- _Given information_:
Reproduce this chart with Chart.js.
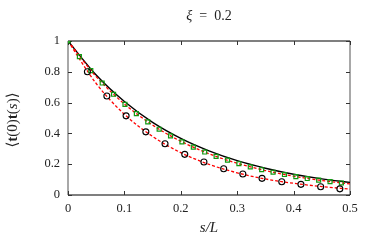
<!DOCTYPE html>
<html><head><meta charset="utf-8">
<script src="https://cdn.jsdelivr.net/npm/chart.js@4"></script>
<style>html,body{margin:0;padding:0;background:#fff}#wrap{width:375px;height:240px}</style>
</head><body><div id="wrap"><canvas id="c" width="375" height="240"></canvas></div>
<script>
const titleText = 'ξ = 0.2';
const xTickLabels = ['0','0.1','0.2','0.3','0.4','0.5'];
const yTickLabels = ['0','0.2','0.4','0.6','0.8','1'];

// simulation data: squares
const squareS = [0,0.0202,0.0404,0.0606,0.0808,0.101,0.1212,0.1414,0.1616,0.1818,0.202,0.2222,0.2424,0.2626,0.2828,0.303,0.3232,0.3434,0.3636,0.3838,0.404,0.4242,0.4444,0.4646,0.4848];
const squareV = [1,0.899,0.808,0.727,0.654,0.588,0.528,0.475,0.427,0.384,0.345,0.311,0.279,0.251,0.226,0.203,0.183,0.164,0.148,0.133,0.119,0.107,0.097,0.087,0.078];
// simulation data: circles
const circleS = [0,0.0344,0.0689,0.103,0.138,0.172,0.207,0.241,0.276,0.310,0.344,0.379,0.413,0.448,0.482];
const circleV = [1,0.80,0.643,0.514,0.41,0.333,0.264,0.214,0.17,0.136,0.108,0.086,0.069,0.054,0.04];
// curves
const curveS = [0,0.05,0.1,0.15,0.2,0.25,0.3,0.35,0.4,0.45,0.5];
const blackV = [1,0.779,0.607,0.472,0.368,0.287,0.223,0.174,0.135,0.105,0.082];
const redUpperV = [1,0.769,0.591,0.454,0.349,0.268,0.206,0.159,0.122,0.094,0.072];
const redLowerV = [1,0.724,0.524,0.380,0.275,0.199,0.144,0.104,0.076,0.055,0.038];

const pts = (xs, ys) => xs.map((x,i)=>({x, y: ys[i]}));
const SERIF = '"Liberation Serif","DejaVu Serif",serif';

const framePlugin = {
  id: 'frame',
  beforeDatasetsDraw(chart) {
    const {ctx, chartArea: a, scales: {x, y}} = chart;
    ctx.save();
    ctx.strokeStyle = '#8c8c8c';
    ctx.lineWidth = 1.5;
    ctx.beginPath();
    ctx.moveTo(a.left, a.top); ctx.lineTo(a.left, a.bottom);
    ctx.moveTo(a.right, a.top); ctx.lineTo(a.right, a.bottom);
    ctx.stroke();
    ctx.strokeStyle = '#000';
    ctx.lineWidth = 1.2;
    ctx.beginPath();
    ctx.moveTo(a.left, a.top); ctx.lineTo(a.right, a.top);
    ctx.moveTo(a.left, a.bottom); ctx.lineTo(a.right, a.bottom);
    ctx.stroke();
    ctx.lineWidth = 1;
    ctx.strokeStyle = '#333';
    ctx.beginPath();
    xTickLabels.forEach(l => {
      const px = Math.round(x.getPixelForValue(parseFloat(l))) + 0.5;
      ctx.moveTo(px, a.bottom); ctx.lineTo(px, a.bottom - 4);
      ctx.moveTo(px, a.top); ctx.lineTo(px, a.top + 4);
    });
    yTickLabels.forEach(l => {
      const py = Math.round(y.getPixelForValue(parseFloat(l))) + 0.5;
      ctx.moveTo(a.left, py); ctx.lineTo(a.left + 4, py);
      ctx.moveTo(a.right, py); ctx.lineTo(a.right - 4, py);
    });
    ctx.stroke();
    ctx.restore();
  },
  afterDraw(chart) {
    const {ctx, chartArea: a} = chart;
    ctx.save();
    ctx.fillStyle = '#222';
    ctx.textBaseline = 'middle';
    const cx = (a.left + a.right) / 2;
    const p1 = 'ξ', p2 = '  =  0.2';
    ctx.font = 'italic 14px ' + SERIF; const w1 = ctx.measureText(p1).width;
    ctx.font = '14px ' + SERIF; const w2 = ctx.measureText(p2).width;
    let sx = cx - (w1 + w2) / 2;
    ctx.textAlign = 'left';
    ctx.font = 'italic 14px ' + SERIF; ctx.fillText(p1, sx, 16);
    ctx.font = '14px ' + SERIF; ctx.fillText(p2, sx + w1, 16);
    ctx.font = 'italic 15px ' + SERIF;
    ctx.textAlign = 'center';
    ctx.fillText('s/L', cx, 228);
    ctx.translate(13, (a.top + a.bottom) / 2 + 2);
    ctx.rotate(-Math.PI / 2);
    const parts = [['⟨', '15px '], ['t', 'bold 15px '], ['(0)', '15px '], ['t', 'bold 15px '], ['(', '15px '], ['s', 'italic 15px '], [')⟩', '15px ']];
    let tw = 0;
    parts.forEach(p => { ctx.font = p[1] + SERIF; tw += ctx.measureText(p[0]).width; });
    let px = -tw / 2;
    ctx.textAlign = 'left';
    parts.forEach(p => { ctx.font = p[1] + SERIF; ctx.fillText(p[0], px, 0); px += ctx.measureText(p[0]).width; });
    ctx.restore();
  }
};

new Chart(document.getElementById('c'), {
  type: 'scatter',
  data: {
    datasets: [
      { label: 'exact', type: 'line', data: pts(curveS, blackV), borderColor: '#000', borderWidth: 1.4, pointRadius: 0, cubicInterpolationMode: 'monotone', fill: false, order: 5 },
      { label: 'fit upper', type: 'line', data: pts(curveS, redUpperV), borderColor: '#ff0000', borderWidth: 1.3, borderDash: [3, 2], pointRadius: 0, cubicInterpolationMode: 'monotone', fill: false, order: 4 },
      { label: 'fit lower', type: 'line', data: pts(curveS, redLowerV), borderColor: '#ff0000', borderWidth: 1.3, borderDash: [3, 2], pointRadius: 0, cubicInterpolationMode: 'monotone', fill: false, order: 3 },
      { label: 'squares', data: pts(squareS.slice(1), squareV.slice(1)), pointStyle: 'rect', pointRadius: 2.8, borderColor: '#119911', borderWidth: 1.2, backgroundColor: 'rgba(0,0,0,0)', order: 2 },
      { label: 'circles', data: pts(circleS.slice(1), circleV.slice(1)), pointStyle: 'circle', pointRadius: 3, borderColor: '#000', borderWidth: 1.1, backgroundColor: 'rgba(0,0,0,0)', order: 1 },
      { label: 'origin', data: [{x: squareS[0], y: squareV[0]}], pointStyle: 'circle', pointRadius: 2.8, borderColor: '#0a5a0a', borderWidth: 1, backgroundColor: '#22aa22', order: 0 }
    ]
  },
  options: {
    responsive: false,
    animation: false,
    devicePixelRatio: 1,
    layout: { padding: { top: 41, right: 25, left: 0, bottom: 0 } },
    plugins: { legend: { display: false }, tooltip: { enabled: false } },
    scales: {
      x: {
        type: 'linear', min: 0, max: 0.5,
        afterFit: s => { s.height = 45; },
        afterBuildTicks: s => { s.ticks = xTickLabels.map(v => ({ value: parseFloat(v) })); },
        ticks: { padding: 6, color: '#222', font: { family: SERIF, size: 12.5 }, maxRotation: 0, callback: (v) => xTickLabels.find(l => parseFloat(l) === v) ?? '' },
        grid: { display: false, drawTicks: false }, border: { display: false }
      },
      y: {
        type: 'linear', min: 0, max: 1,
        afterFit: s => { s.width = 68; },
        afterBuildTicks: s => { s.ticks = yTickLabels.map(v => ({ value: parseFloat(v) })); },
        ticks: { padding: 8, color: '#222', font: { family: SERIF, size: 12.5 }, callback: (v) => yTickLabels.find(l => parseFloat(l) === v) ?? '' },
        grid: { display: false, drawTicks: false }, border: { display: false }
      }
    }
  },
  plugins: [framePlugin]
});
</script></body></html>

- _Goal_: Output a faithful copy of the data, with each picture left out.

- _Result of this exercise_:
Reproduce this chart with Chart.js.
<!DOCTYPE html>
<html><head><meta charset="utf-8">
<script src="https://cdn.jsdelivr.net/npm/chart.js@4"></script>
<style>html,body{margin:0;padding:0;background:#fff}#wrap{width:375px;height:240px}</style>
</head><body><div id="wrap"><canvas id="c" width="375" height="240"></canvas></div>
<script>
const titleText = 'ξ = 0.2';
const xTickLabels = ['0','0.1','0.2','0.3','0.4','0.5'];
const yTickLabels = ['0','0.2','0.4','0.6','0.8','1'];

// simulation data: squares
const squareS = [0,0.0202,0.0404,0.0606,0.0808,0.101,0.1212,0.1414,0.1616,0.1818,0.202,0.2222,0.2424,0.2626,0.2828,0.303,0.3232,0.3434,0.3636,0.3838,0.404,0.4242,0.4444,0.4646,0.4848];
const squareV = [1,0.899,0.808,0.727,0.654,0.588,0.528,0.475,0.427,0.384,0.345,0.311,0.279,0.251,0.226,0.203,0.183,0.164,0.148,0.133,0.119,0.107,0.097,0.087,0.078];
// simulation data: circles
const circleS = [0,0.0344,0.0689,0.103,0.138,0.172,0.207,0.241,0.276,0.310,0.344,0.379,0.413,0.448,0.482];
const circleV = [1,0.80,0.643,0.514,0.41,0.333,0.264,0.214,0.17,0.136,0.108,0.086,0.069,0.054,0.04];
// curves
const curveS = [0,0.05,0.1,0.15,0.2,0.25,0.3,0.35,0.4,0.45,0.5];
const blackV = [1,0.779,0.607,0.472,0.368,0.287,0.223,0.174,0.135,0.105,0.082];
const redUpperV = [1,0.769,0.591,0.454,0.349,0.268,0.206,0.159,0.122,0.094,0.072];
const redLowerV = [1,0.724,0.524,0.380,0.275,0.199,0.144,0.104,0.076,0.055,0.038];

const pts = (xs, ys) => xs.map((x,i)=>({x, y: ys[i]}));
const SERIF = '"Liberation Serif","DejaVu Serif",serif';

const framePlugin = {
  id: 'frame',
  beforeDatasetsDraw(chart) {
    const {ctx, chartArea: a, scales: {x, y}} = chart;
    ctx.save();
    ctx.strokeStyle = '#8c8c8c';
    ctx.lineWidth = 1.5;
    ctx.beginPath();
    ctx.moveTo(a.left, a.top); ctx.lineTo(a.left, a.bottom);
    ctx.moveTo(a.right, a.top); ctx.lineTo(a.right, a.bottom);
    ctx.stroke();
    ctx.strokeStyle = '#000';
    ctx.lineWidth = 1.2;
    ctx.beginPath();
    ctx.moveTo(a.left, a.top); ctx.lineTo(a.right, a.top);
    ctx.moveTo(a.left, a.bottom); ctx.lineTo(a.right, a.bottom);
    ctx.stroke();
    ctx.lineWidth = 1;
    ctx.strokeStyle = '#333';
    ctx.beginPath();
    xTickLabels.forEach(l => {
      const px = Math.round(x.getPixelForValue(parseFloat(l))) + 0.5;
      ctx.moveTo(px, a.bottom); ctx.lineTo(px, a.bottom - 4);
      ctx.moveTo(px, a.top); ctx.lineTo(px, a.top + 4);
    });
    yTickLabels.forEach(l => {
      const py = Math.round(y.getPixelForValue(parseFloat(l))) + 0.5;
      ctx.moveTo(a.left, py); ctx.lineTo(a.left + 4, py);
      ctx.moveTo(a.right, py); ctx.lineTo(a.right - 4, py);
    });
    ctx.stroke();
    ctx.restore();
  },
  afterDraw(chart) {
    const {ctx, chartArea: a} = chart;
    ctx.save();
    ctx.fillStyle = '#222';
    ctx.textBaseline = 'middle';
    const cx = (a.left + a.right) / 2;
    const p1 = 'ξ', p2 = '  =  0.2';
    ctx.font = 'italic 14px ' + SERIF; const w1 = ctx.measureText(p1).width;
    ctx.font = '14px ' + SERIF; const w2 = ctx.measureText(p2).width;
    let sx = cx - (w1 + w2) / 2;
    ctx.textAlign = 'left';
    ctx.font = 'italic 14px ' + SERIF; ctx.fillText(p1, sx, 16);
    ctx.font = '14px ' + SERIF; ctx.fillText(p2, sx + w1, 16);
    ctx.font = 'italic 15px ' + SERIF;
    ctx.textAlign = 'center';
    ctx.fillText('s/L', cx, 228);
    ctx.translate(13, (a.top + a.bottom) / 2 + 2);
    ctx.rotate(-Math.PI / 2);
    const parts = [['⟨', '15px '], ['t', 'bold 15px '], ['(0)', '15px '], ['t', 'bold 15px '], ['(', '15px '], ['s', 'italic 15px '], [')⟩', '15px ']];
    let tw = 0;
    parts.forEach(p => { ctx.font = p[1] + SERIF; tw += ctx.measureText(p[0]).width; });
    let px = -tw / 2;
    ctx.textAlign = 'left';
    parts.forEach(p => { ctx.font = p[1] + SERIF; ctx.fillText(p[0], px, 0); px += ctx.measureText(p[0]).width; });
    ctx.restore();
  }
};

new Chart(document.getElementById('c'), {
  type: 'scatter',
  data: {
    datasets: [
      { label: 'exact', type: 'line', data: pts(curveS, blackV), borderColor: '#000', borderWidth: 1.4, pointRadius: 0, cubicInterpolationMode: 'monotone', fill: false, order: 5 },
      { label: 'fit upper', type: 'line', data: pts(curveS, redUpperV), borderColor: '#ff0000', borderWidth: 1.3, borderDash: [3, 2], pointRadius: 0, cubicInterpolationMode: 'monotone', fill: false, order: 4 },
      { label: 'fit lower', type: 'line', data: pts(curveS, redLowerV), borderColor: '#ff0000', borderWidth: 1.3, borderDash: [3, 2], pointRadius: 0, cubicInterpolationMode: 'monotone', fill: false, order: 3 },
      { label: 'squares', data: pts(squareS.slice(1), squareV.slice(1)), pointStyle: 'rect', pointRadius: 2.8, borderColor: '#119911', borderWidth: 1.2, backgroundColor: 'rgba(0,0,0,0)', order: 2 },
      { label: 'circles', data: pts(circleS.slice(1), circleV.slice(1)), pointStyle: 'circle', pointRadius: 3, borderColor: '#000', borderWidth: 1.1, backgroundColor: 'rgba(0,0,0,0)', order: 1 },
      { label: 'origin', data: [{x: squareS[0], y: squareV[0]}], pointStyle: 'circle', pointRadius: 2.8, borderColor: '#0a5a0a', borderWidth: 1, backgroundColor: '#22aa22', order: 0 }
    ]
  },
  options: {
    responsive: false,
    animation: false,
    devicePixelRatio: 1,
    layout: { padding: { top: 41, right: 25, left: 0, bottom: 0 } },
    plugins: { legend: { display: false }, tooltip: { enabled: false } },
    scales: {
      x: {
        type: 'linear', min: 0, max: 0.5,
        afterFit: s => { s.height = 45; },
        afterBuildTicks: s => { s.ticks = xTickLabels.map(v => ({ value: parseFloat(v) })); },
        ticks: { padding: 6, color: '#222', font: { family: SERIF, size: 12.5 }, maxRotation: 0, callback: (v) => xTickLabels.find(l => parseFloat(l) === v) ?? '' },
        grid: { display: false, drawTicks: false }, border: { display: false }
      },
      y: {
        type: 'linear', min: 0, max: 1,
        afterFit: s => { s.width = 68; },
        afterBuildTicks: s => { s.ticks = yTickLabels.map(v => ({ value: parseFloat(v) })); },
        ticks: { padding: 8, color: '#222', font: { family: SERIF, size: 12.5 }, callback: (v) => yTickLabels.find(l => parseFloat(l) === v) ?? '' },
        grid: { display: false, drawTicks: false }, border: { display: false }
      }
    }
  },
  plugins: [framePlugin]
});
</script></body></html>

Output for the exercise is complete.